What We Gave Up and Gained Switching From Classical CV to a U-Net

The first version of our raster-log curve tracer had no neural network in it at all. It was a few hundred lines of deterministic image processing, and on the scan we tested it against it worked well enough that for a couple of weeks we wondered whether we needed the rest of the project. Then we fed it the next box of scans, and it fell apart. That experience, watching a careful classical pipeline go from competent to useless because the paper was a little fainter, is the whole story of why we eventually trained a U-Net. It is also why we still keep the classical baseline around, and reach for it more often than people expect.

This is a head-to-head, not a coronation. We want to be precise about what the deterministic pipeline gave us, what it cost us, and where the learned model earned the right to replace it. The honest finding is that neither method is simply better. They sit on opposite sides of a crossover, and the engineering skill is knowing which side of it you are on before you commit.

The deterministic pipeline, and where it comes from

A classical curve tracer for a scanned log is an assembly of public, well-understood parts, each of which predates deep learning by years or decades. It is worth naming them, because the strength of the approach is exactly that every step is a known quantity with a known failure mode.

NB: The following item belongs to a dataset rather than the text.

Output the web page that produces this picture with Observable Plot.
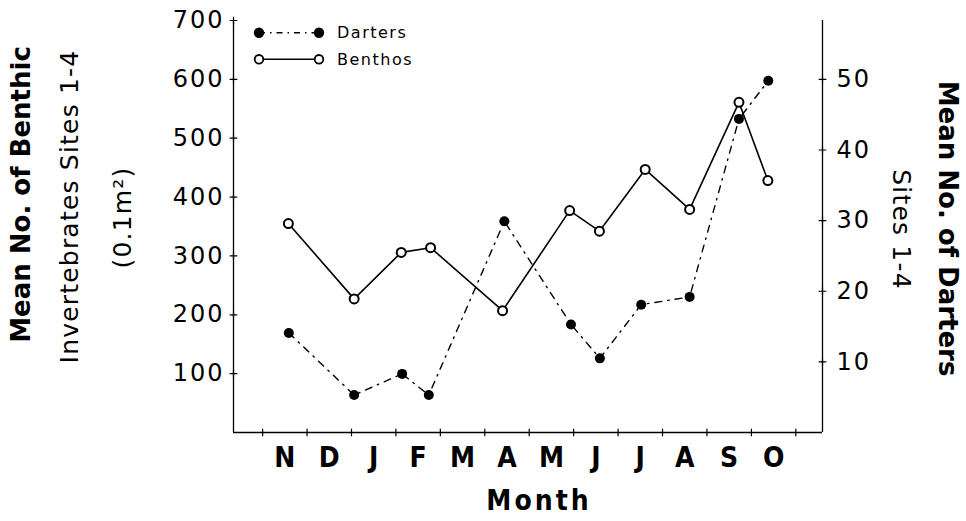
<!DOCTYPE html>
<html>
<head>
<meta charset="utf-8">
<script src="https://cdn.jsdelivr.net/npm/d3@7"></script>
<script src="https://cdn.jsdelivr.net/npm/@observablehq/plot@0.6"></script>
<style>
  body { margin: 0; background: #fff; }
  #wrap { position: relative; width: 966px; height: 521px; }
  #legend { position: absolute; left: 0; top: 0; pointer-events: none; }
  .chart g[aria-label="y-axis tick label"] text { letter-spacing: 2px; }
  .chart .title-normal text { letter-spacing: 1.2px; }
  .chart .month-title text { letter-spacing: 3px; }
</style>
</head>
<body>
<div id="wrap"></div>
<script>
// ---- data ----
const monthLabels = ["N", "D", "J", "F", "M", "A", "M", "J", "J", "A", "S", "O"];
const monthBoundaries = [0, 1, 2, 3, 4, 5, 6, 7, 8, 9, 10, 11, 12]; // months since 1 Nov
const benthosMonth = [0.58, 2.06, 3.12, 3.78, 5.40, 6.91, 7.58, 8.61, 9.61, 10.72, 11.37];
const benthosValue = [355, 227, 306, 314, 207, 377, 342, 447, 379, 561, 428];
const dartersMonth = [0.59, 2.06, 3.14, 3.74, 5.44, 6.94, 7.59, 8.52, 9.61, 10.72, 11.38];
const dartersValue = [14.1, 5.3, 8.3, 5.3, 29.9, 15.3, 10.5, 18.1, 19.2, 44.4, 49.8];
const leftTicks = [100, 200, 300, 400, 500, 600, 700];
const rightTicks = [10, 20, 30, 40, 50];
const darterFactor = 12; // right axis (darters) = left axis / 12
const xDomain = [-0.655, 12.6];
const yDomain = [0, 700];

const benthosData = benthosMonth.map((m, i) => ({m, v: benthosValue[i]}));
const dartersData = dartersMonth.map((m, i) => ({m, v: dartersValue[i]}));

const sans = "DejaVu Sans, Verdana, sans-serif";
const narrow = "'Liberation Sans Narrow', 'DejaVu Sans Condensed', 'Arial Narrow', 'Liberation Sans', sans-serif";
const centered = {textAnchor: "middle", lineAnchor: "middle"};

const chart = Plot.plot({
  width: 966,
  height: 521,
  marginLeft: 233,
  marginRight: 144,
  marginTop: 20,
  marginBottom: 89,
  className: "chart",
  style: {fontFamily: sans, color: "black", background: "white", overflow: "visible"},
  x: {domain: xDomain, axis: null},
  y: {domain: yDomain, axis: null},
  marks: [
    // axis lines
    Plot.ruleX(xDomain, {stroke: "black", strokeWidth: 1.3}),
    Plot.ruleY([yDomain[0]], {stroke: "black", strokeWidth: 1.3}),
    // crossing ticks
    Plot.dot(leftTicks, {y: d => d, frameAnchor: "left", symbol: "plus", r: 2.6, stroke: "black", strokeWidth: 1.2}),
    Plot.dot(rightTicks, {y: d => d * darterFactor, frameAnchor: "right", symbol: "plus", r: 2.6, stroke: "black", strokeWidth: 1.2}),
    Plot.dot(monthBoundaries, {x: d => d, frameAnchor: "bottom", symbol: "plus", r: 2.6, stroke: "black", strokeWidth: 1.2}),
    // tick labels
    Plot.axisY(leftTicks, {anchor: "left", label: null, tickSize: 0, tickPadding: 9, fontSize: 24, fontFamily: sans}),
    Plot.axisY(rightTicks.map(d => d * darterFactor), {anchor: "right", label: null, tickSize: 0, tickPadding: 14, fontSize: 24, fontFamily: sans, tickFormat: d => String(Math.round(d / darterFactor))}),
    Plot.text(monthLabels, {x: (d, i) => i + 0.5, frameAnchor: "bottom", ...centered, dy: 26, fontSize: 28, fontWeight: "bold", fontFamily: narrow}),
    // axis titles
    Plot.text(["Month"], {frameAnchor: "bottom", ...centered, dx: 11, dy: 69, fontSize: 28, fontWeight: "bold", fontFamily: narrow, className: "month-title"}),
    Plot.text(["Mean No. of Benthic"], {frameAnchor: "left", ...centered, rotate: -90, dx: -212, dy: -32, fontSize: 26, fontWeight: "bold", fontFamily: sans}),
    Plot.text(["Invertebrates Sites 1-4"], {frameAnchor: "left", ...centered, rotate: -90, dx: -164, dy: -20, fontSize: 25, fontFamily: sans, className: "title-normal"}),
    Plot.text(["(0.1m²)"], {frameAnchor: "left", ...centered, rotate: -90, dx: -111, dy: -9, fontSize: 25, fontFamily: sans, className: "title-normal"}),
    Plot.text(["Mean No. of Darters"], {frameAnchor: "right", ...centered, rotate: 90, dx: 125, dy: 2, fontSize: 26, fontWeight: "bold", fontFamily: sans}),
    Plot.text(["Sites 1-4"], {frameAnchor: "right", ...centered, rotate: 90, dx: 78, dy: 3, fontSize: 25, fontFamily: sans, className: "title-normal"}),
    // series
    Plot.line(dartersData, {x: "m", y: d => d.v * darterFactor, stroke: "black", strokeWidth: 1.4, strokeDasharray: "7,6,1.5,6"}),
    Plot.line(benthosData, {x: "m", y: "v", stroke: "black", strokeWidth: 1.6}),
    Plot.dot(dartersData, {x: "m", y: d => d.v * darterFactor, r: 5, fill: "black"}),
    Plot.dot(benthosData, {x: "m", y: "v", r: 4.5, fill: "white", stroke: "black", strokeWidth: 2})
  ]
});

const wrap = document.getElementById("wrap");
wrap.appendChild(chart);

// legend (inside the plot area, top-left)
const legendItems = [
  {label: "Darters", fill: "black", dash: "6,5,1.5,5"},
  {label: "Benthos", fill: "white", dash: null}
];
const lg = d3.select(wrap).append("svg")
  .attr("id", "legend").attr("width", 966).attr("height", 521);
const row = lg.selectAll("g").data(legendItems).join("g")
  .attr("transform", (d, i) => `translate(259, ${32.7 + i * 26.6})`);
row.append("line").attr("x1", 0).attr("x2", 60).attr("y1", 0).attr("y2", 0)
  .attr("stroke", "black").attr("stroke-width", 1.4)
  .attr("stroke-dasharray", d => d.dash);
row.selectAll("circle").data(d => [d, d]).join("circle")
  .attr("cx", (d, i) => i * 60).attr("cy", 0).attr("r", 4.3)
  .attr("fill", d => d.fill).attr("stroke", "black").attr("stroke-width", 1.8);
row.append("text").attr("x", 78).attr("y", 5.5)
  .attr("font-family", sans).attr("font-size", 16).attr("letter-spacing", "1.5px")
  .text(d => d.label);
</script>
</body>
</html>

The pipeline starts by turning a grey scan into black ink and white paper. Otsu's method picks the binarisation threshold automatically from the image histogram, which is the standard first move and the first thing that breaks when illumination is uneven across a sheet. ^[1] For the rigid geometry on a log, the decade gridlines on a logarithmic resistivity track, the Hough transform is the right tool: each edge pixel votes for the lines that could pass through it, and a peak in the accumulator is a line in the picture. ^[2] Duda and Hart's polar reformulation is what made that voting robust to lines of any orientation, including the vertical rulings a log is full of. ^[3] The free-form data curve, the part you actually want, is usually found by edge-following on a Canny edge map, tracing a connected contour from one detected point to the next. ^[4] Then morphology cleans up: thinning reduces a thick printed stroke to a one-pixel skeleton you can read depth by depth, with the Zhang-Suen algorithm the usual workhorse. ^[5]

None of this is a strawman. As recently as 2019, Yuan and Yang built a complete, credible well-log digitisation system on exactly this footing, with a gridlines-elimination strategy doing the heavy lifting and no learned component anywhere. ^[6] A classical pipeline is not the thing you build before you know better. It is a legitimate answer that, on the right input, is hard to beat.

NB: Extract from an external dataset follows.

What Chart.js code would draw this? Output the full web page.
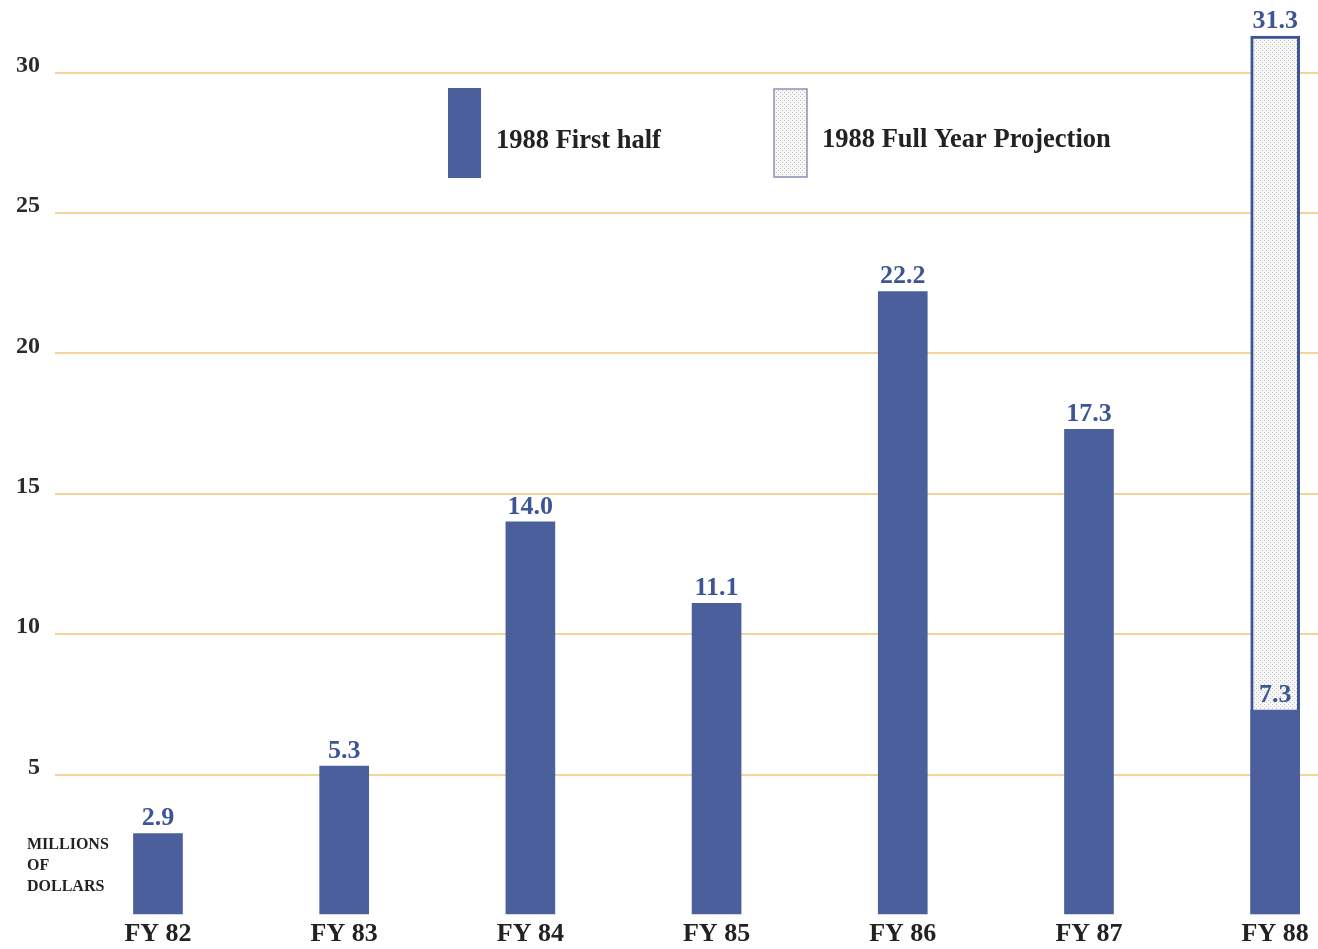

What it actually cost to run

The deterministic pipeline's headline virtue is that it has no training cost. There is no labelled corpus to assemble, no annotation budget, no GPU bill, no overnight run that you discover diverged in the morning. You write the code, you tune a handful of constants against a sample sheet, and it runs. Set against the learned model we eventually trained, which took ten hours of training time on fifteen thousand synthetic instances before it produced a single useful prediction, the classical baseline's zero training hours is not a rounding difference. It is the difference between shipping something on day one and shipping something in week three.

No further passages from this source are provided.